What you will do: Scan the lines and state how many carry "this". Leave out everything but the number.

-- Start Stored rows --

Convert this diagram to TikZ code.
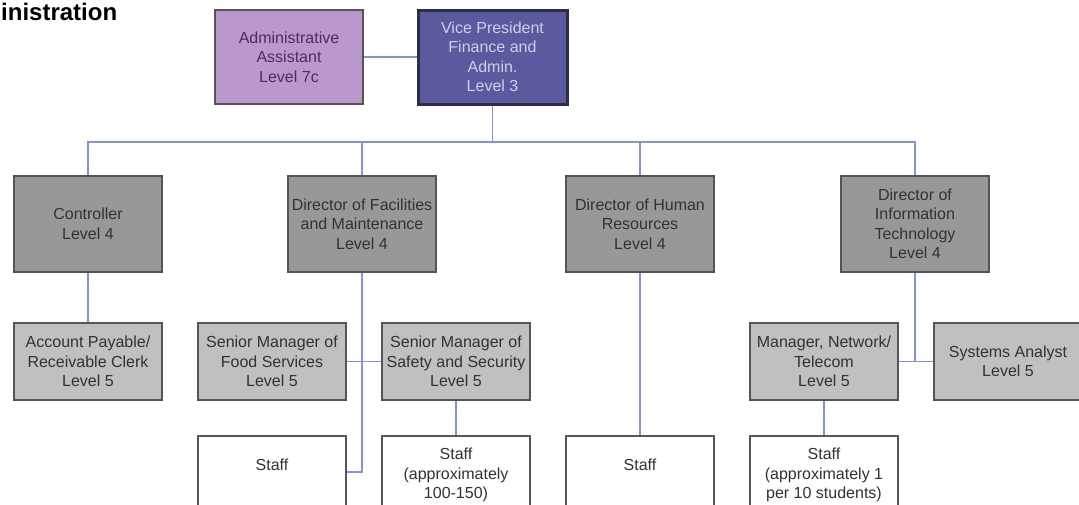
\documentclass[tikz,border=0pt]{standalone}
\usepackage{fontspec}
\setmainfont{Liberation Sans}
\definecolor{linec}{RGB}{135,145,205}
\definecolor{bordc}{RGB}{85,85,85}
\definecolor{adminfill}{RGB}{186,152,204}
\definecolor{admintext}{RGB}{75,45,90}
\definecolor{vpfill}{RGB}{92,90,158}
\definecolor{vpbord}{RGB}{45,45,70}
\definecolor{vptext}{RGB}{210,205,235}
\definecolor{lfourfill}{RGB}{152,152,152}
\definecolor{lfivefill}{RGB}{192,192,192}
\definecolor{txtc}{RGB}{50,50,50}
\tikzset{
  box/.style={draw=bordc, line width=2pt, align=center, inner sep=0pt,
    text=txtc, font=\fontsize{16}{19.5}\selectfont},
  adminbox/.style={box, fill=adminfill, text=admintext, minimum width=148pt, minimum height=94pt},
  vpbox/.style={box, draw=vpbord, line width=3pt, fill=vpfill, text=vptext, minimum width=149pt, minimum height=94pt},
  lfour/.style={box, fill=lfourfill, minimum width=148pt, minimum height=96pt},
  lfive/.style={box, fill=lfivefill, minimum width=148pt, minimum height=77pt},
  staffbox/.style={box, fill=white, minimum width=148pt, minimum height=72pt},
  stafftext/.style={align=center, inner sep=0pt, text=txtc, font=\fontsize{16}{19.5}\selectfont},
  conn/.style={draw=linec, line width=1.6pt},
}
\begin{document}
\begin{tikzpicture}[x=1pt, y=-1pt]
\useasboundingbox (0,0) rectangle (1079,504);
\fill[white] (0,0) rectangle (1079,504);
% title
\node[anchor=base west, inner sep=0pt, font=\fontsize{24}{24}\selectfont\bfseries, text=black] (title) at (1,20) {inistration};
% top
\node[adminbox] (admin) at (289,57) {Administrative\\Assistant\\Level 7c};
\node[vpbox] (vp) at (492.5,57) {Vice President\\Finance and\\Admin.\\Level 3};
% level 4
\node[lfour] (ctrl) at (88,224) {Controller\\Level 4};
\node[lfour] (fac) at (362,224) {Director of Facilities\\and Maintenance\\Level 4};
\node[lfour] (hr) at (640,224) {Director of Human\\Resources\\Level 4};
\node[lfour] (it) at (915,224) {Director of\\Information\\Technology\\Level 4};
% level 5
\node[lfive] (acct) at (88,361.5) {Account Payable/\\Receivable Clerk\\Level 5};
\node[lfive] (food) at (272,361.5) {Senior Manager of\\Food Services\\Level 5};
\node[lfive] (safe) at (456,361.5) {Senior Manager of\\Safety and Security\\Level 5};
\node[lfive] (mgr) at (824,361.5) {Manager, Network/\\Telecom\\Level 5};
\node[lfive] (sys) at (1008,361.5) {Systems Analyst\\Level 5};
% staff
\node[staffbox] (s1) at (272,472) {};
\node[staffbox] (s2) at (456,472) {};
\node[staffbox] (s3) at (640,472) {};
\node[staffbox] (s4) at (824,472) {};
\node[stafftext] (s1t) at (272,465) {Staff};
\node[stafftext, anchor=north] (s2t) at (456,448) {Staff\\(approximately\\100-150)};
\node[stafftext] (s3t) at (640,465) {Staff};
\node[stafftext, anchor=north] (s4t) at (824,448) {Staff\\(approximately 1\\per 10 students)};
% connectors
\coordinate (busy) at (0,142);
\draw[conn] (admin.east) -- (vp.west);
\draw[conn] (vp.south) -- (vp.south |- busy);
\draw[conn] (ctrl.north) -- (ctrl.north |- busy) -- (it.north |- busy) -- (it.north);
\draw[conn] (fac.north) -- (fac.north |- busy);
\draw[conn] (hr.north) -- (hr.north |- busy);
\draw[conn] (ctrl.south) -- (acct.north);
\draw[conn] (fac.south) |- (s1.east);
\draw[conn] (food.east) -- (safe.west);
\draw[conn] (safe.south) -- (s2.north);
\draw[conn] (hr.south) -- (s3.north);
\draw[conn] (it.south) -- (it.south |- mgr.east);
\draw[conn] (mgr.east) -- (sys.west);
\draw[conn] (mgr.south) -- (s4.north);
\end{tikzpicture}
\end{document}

-- End Stored rows --
-- Start Stored rows --

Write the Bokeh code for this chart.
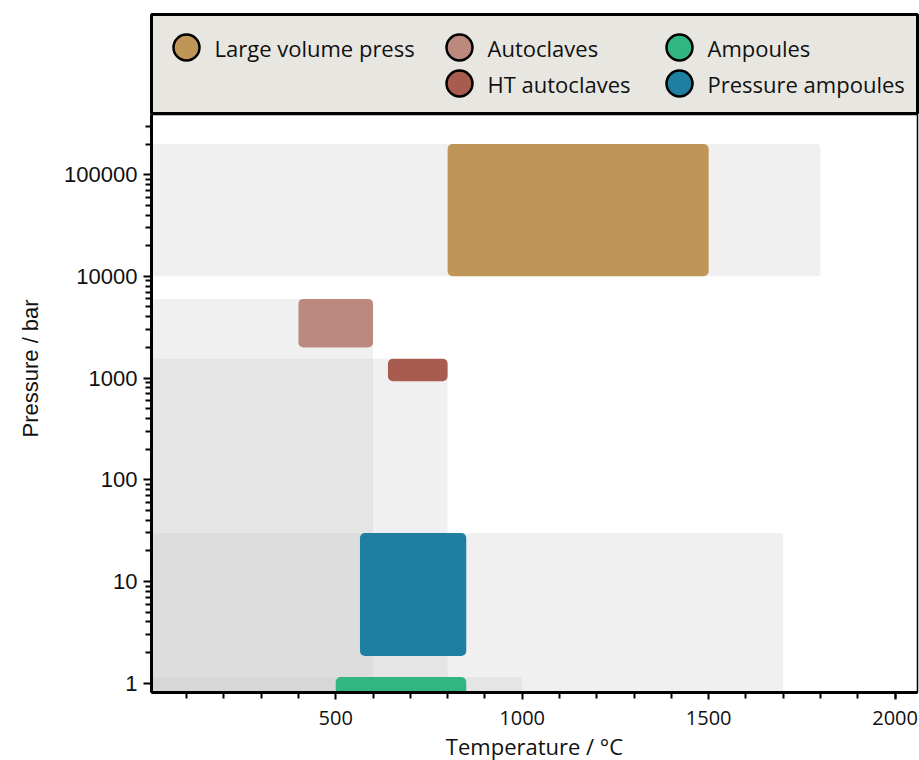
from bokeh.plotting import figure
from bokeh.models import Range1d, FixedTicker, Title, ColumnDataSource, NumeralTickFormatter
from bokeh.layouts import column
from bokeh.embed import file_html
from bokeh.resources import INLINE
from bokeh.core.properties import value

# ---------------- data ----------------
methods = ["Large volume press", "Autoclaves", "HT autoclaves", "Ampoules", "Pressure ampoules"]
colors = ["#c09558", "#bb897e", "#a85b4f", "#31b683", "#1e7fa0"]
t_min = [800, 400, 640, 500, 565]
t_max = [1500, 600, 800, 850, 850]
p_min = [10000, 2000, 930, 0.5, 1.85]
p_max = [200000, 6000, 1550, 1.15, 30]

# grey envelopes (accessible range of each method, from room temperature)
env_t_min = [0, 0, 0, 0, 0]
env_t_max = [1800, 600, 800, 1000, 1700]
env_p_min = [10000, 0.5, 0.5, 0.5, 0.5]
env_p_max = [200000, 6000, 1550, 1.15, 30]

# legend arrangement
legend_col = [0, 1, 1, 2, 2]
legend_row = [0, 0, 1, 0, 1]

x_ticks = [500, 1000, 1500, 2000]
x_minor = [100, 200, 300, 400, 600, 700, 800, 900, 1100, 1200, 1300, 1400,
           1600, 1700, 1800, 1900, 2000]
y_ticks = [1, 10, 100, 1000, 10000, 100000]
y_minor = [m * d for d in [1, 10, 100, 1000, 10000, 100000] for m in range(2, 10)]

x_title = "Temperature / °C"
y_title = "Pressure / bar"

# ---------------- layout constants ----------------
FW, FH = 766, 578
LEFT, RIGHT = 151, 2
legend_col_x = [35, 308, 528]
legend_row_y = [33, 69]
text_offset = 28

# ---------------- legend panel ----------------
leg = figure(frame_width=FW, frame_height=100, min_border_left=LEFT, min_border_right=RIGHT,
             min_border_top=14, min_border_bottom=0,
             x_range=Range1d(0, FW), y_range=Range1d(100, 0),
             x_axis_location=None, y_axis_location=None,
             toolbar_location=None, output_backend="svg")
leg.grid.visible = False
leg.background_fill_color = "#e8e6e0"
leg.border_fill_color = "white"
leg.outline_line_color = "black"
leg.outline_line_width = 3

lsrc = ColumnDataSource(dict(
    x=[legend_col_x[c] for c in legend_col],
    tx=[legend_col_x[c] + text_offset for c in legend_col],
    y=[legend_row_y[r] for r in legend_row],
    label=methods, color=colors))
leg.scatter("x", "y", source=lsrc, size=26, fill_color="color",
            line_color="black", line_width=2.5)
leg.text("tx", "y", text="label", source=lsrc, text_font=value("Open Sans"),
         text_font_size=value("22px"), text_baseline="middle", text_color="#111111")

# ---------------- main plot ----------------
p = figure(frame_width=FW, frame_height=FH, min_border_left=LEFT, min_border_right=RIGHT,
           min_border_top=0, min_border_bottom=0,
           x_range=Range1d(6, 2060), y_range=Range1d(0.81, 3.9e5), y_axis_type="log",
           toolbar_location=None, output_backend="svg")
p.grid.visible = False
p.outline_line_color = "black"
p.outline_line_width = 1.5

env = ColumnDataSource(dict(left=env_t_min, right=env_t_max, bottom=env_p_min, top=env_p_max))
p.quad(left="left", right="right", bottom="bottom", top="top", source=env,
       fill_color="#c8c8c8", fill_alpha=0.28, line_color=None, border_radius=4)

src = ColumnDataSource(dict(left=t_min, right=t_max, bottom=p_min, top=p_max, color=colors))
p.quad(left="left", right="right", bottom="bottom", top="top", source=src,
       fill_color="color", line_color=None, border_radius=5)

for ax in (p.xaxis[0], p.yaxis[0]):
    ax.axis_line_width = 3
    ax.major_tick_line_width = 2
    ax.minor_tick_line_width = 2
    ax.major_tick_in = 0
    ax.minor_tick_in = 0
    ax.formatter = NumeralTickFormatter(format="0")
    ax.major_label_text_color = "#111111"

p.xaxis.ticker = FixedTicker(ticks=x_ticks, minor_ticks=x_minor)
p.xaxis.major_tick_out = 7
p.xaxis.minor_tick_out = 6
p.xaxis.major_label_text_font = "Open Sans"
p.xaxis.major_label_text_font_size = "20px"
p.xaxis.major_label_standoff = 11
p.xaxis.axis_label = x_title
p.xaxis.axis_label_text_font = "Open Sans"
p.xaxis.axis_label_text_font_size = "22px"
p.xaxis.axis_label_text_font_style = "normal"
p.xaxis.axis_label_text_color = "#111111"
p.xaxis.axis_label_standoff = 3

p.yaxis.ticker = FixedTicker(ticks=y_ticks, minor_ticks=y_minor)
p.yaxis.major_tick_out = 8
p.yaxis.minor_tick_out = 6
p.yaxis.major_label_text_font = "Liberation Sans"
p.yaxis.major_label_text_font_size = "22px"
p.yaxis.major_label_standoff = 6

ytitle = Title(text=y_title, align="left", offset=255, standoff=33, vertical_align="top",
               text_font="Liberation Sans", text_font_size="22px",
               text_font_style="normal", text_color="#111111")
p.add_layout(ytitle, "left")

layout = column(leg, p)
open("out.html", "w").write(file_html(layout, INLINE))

-- End Stored rows --
-- Start Stored rows --

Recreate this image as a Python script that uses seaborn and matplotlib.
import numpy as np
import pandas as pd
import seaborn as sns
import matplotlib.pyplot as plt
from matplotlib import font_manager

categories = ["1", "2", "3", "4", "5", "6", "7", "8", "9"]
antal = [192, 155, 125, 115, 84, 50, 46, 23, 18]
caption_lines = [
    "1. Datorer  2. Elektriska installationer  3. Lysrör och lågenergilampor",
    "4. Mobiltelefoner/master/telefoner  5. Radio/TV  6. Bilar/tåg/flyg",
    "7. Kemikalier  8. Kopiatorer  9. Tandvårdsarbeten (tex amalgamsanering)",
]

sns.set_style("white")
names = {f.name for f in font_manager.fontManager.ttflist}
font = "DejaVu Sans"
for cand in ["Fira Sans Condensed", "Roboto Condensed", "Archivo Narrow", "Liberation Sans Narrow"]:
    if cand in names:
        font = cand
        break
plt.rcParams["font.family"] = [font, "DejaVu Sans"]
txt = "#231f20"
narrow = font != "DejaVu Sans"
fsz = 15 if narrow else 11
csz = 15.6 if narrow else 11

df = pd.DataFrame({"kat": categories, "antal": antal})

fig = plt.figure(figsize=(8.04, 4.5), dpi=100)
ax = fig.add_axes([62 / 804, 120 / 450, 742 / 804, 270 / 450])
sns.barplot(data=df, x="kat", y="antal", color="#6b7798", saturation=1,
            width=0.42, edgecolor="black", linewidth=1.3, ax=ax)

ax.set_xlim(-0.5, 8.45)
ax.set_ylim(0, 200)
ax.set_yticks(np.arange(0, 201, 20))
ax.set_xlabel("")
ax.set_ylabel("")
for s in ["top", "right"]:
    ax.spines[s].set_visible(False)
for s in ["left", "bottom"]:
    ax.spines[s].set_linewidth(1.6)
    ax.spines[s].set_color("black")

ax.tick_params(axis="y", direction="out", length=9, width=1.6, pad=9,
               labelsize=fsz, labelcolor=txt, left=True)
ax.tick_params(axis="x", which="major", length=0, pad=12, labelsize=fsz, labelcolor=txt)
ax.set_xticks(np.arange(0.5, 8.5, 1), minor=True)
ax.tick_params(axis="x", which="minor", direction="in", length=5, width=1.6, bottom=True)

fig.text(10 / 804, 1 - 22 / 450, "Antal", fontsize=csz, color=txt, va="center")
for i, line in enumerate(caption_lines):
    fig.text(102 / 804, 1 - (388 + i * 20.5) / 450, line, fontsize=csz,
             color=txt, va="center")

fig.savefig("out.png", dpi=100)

-- End Stored rows --

Task solution: 3